D’où l’importance de connaître l’ « objectif réel d’Africom : «stabiliser » la dépendance de l’Afrique, l’empêcher de s’émanciper, l’empêcher de devenir un acteur indépendant qui pourrait s’allier à la Chine et à l’Amérique latine; Africom constitue une arme essentielle dans les plans de domination mondiale des Etats-Unis. Ceux-ci veulent pouvoir s’appuyer sur l’Afrique et les matières premières sous contrôle exclusif dans la grande bataille qui s’est déclenchée pour le contrôle de l’Asie et pour le contrôle de ses routes maritimes. [7]»

En dehors de cet objectif, il y a un autre : la dépopulation du tiers-monde prônée par Henry Kissinger. Pour lui comme pour plusieurs théoriciens de la politique anglo-saxonne, il y a des ‘’êtres humains qui ne pourront être utilisés’’ ; le profit l’emporte sur leur vie. « En 1989 une étude Mémorandum-200, œuvre du conseiller à la sécurité nationale américaine Henry Kissinger datant de 1974, a été rendue publique. L’étude était consacrée à l’augmentation de la population dans le monde et aux conséquences que celle-ci pourrait avoir pour la sécurité des Etats-Unis et des intérêts américains dans le monde. En guise de solution le Mémorandum-200 proposait de réduire la population des pays en développement ; ce qui permettrait aux Etats-Unis d’accéder aux ressources naturelles de ces derniers. [8]» Tout est fait en fonction de l’accès aux ressources du sol et du sous-sol sur fond du recours au principe de la seule force.
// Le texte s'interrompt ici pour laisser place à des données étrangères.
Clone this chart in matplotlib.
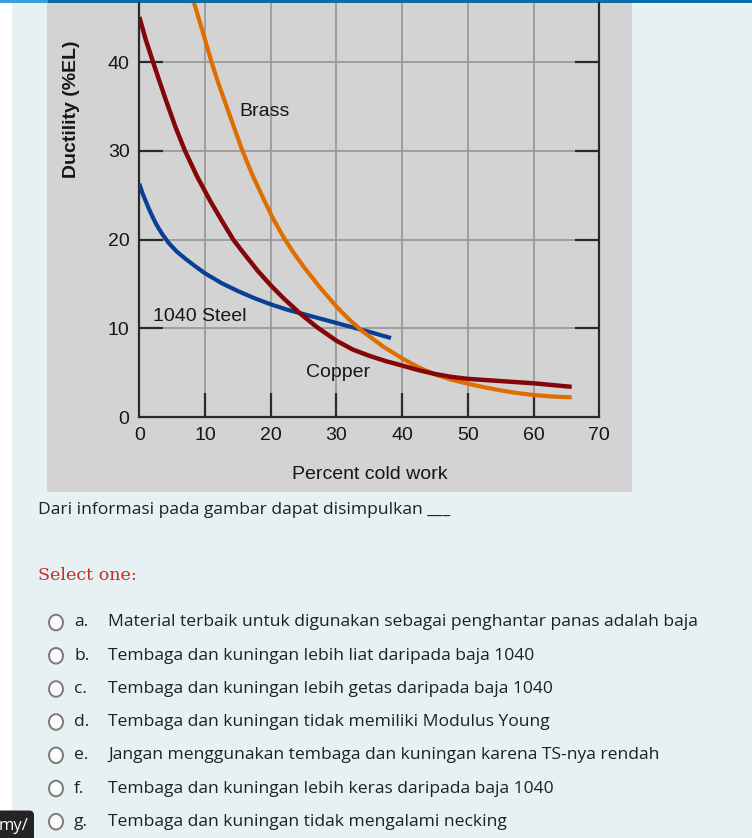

L’appel aux élections libres, transparentes et démocratiques au Congo-Kinshasa est un leurre

Dans ce contexte, l’appel aux élections libres, transparentes et démocratiques au Congo-Kinshasa est un leurre ; un appât. Si l’Etat profond anglo-saxon croyait aux élections, il ne s’allierait pas aux européens pour chasser du pouvoir un président ukrainien élu au suffrage universel. Il ne s’arrangerait pas pour faire ‘’un coup d’Etat permanent au Venezuela’’. Non. Il n’y croit pas. Il croit en sa capacité de maîtriser ‘’un chaos constructeur’’ d’un nouveau désordre mondial.

Quand l’Etat profond anglo-saxon dit ‘’élections libres, transparentes et démocratiques’’, il dit ‘’choix de ses caniches pour perpétuer le pillage et le contrôle des matières premières stratégiques et la guerre de tous contre tous lui permettant de diviser pour régner’’.

Comprendre cela n’est pas très facile dans la mesure où sa redistribution de rôles rend l’action déstabilisatrice qu’il mène en filigrane quasi illisible. Il opère à partir de l’ombre. Il séduit par son argent et sa rhétorique hypocrite. Quand il dit ‘’élections libres, transparentes et démocratiques’’, il dit ‘’choix de ses caniches pour perpétuer le pillage et le contrôle des matières premières stratégiques et la guerre de tous contre tous lui permettant de diviser pour régner’’.

Kabila peut s’en aller ou pas ; Africom va s’installer. Le Congo-Kinshasa ne sera pas sorti de l’auberge. A moins que ses dignes fils et filles pensent sérieusement l’après Kabila et s’initient aux stratégies différentes de celles que plusieurs de leurs compatriotes (aux affaires) reproduisent depuis l’indépendance jusqu’à ce jour. Ce n’est pas à force de répéter les mêmes recettes ayant indiqué leurs limites que le Congo-Kinshasa deviendra réellement souverain. Un changement de paradigme nous semble indispensable. Si le soulèvement de Kinshasa s’était transformé par exemple en émeute historique, lui rester fidèle aurait exigé des patriotes gérant la transition de promouvoir le principe égalité et en mettant de l’ordre dans le mouvement politique qui en serait issu afin que les masses populaires deviennent dorénavant les démiurges de leur propre destinée.

 

Mbelu Babanya Kabudi

[1] A. BADIOU, Le réveil de l’histoire. Circonstances, 6, Paris, Lignes, 2011, p. 56.
[2] Ibidem.
[3] Ibidem, p. 57.
[6] M. COLLON, Libye, Otan et médiamensonges. Manuel de contre-propagande, Bruxelles, Investig’Action, 2011, p51.
[7] Ibidem, p.51-52.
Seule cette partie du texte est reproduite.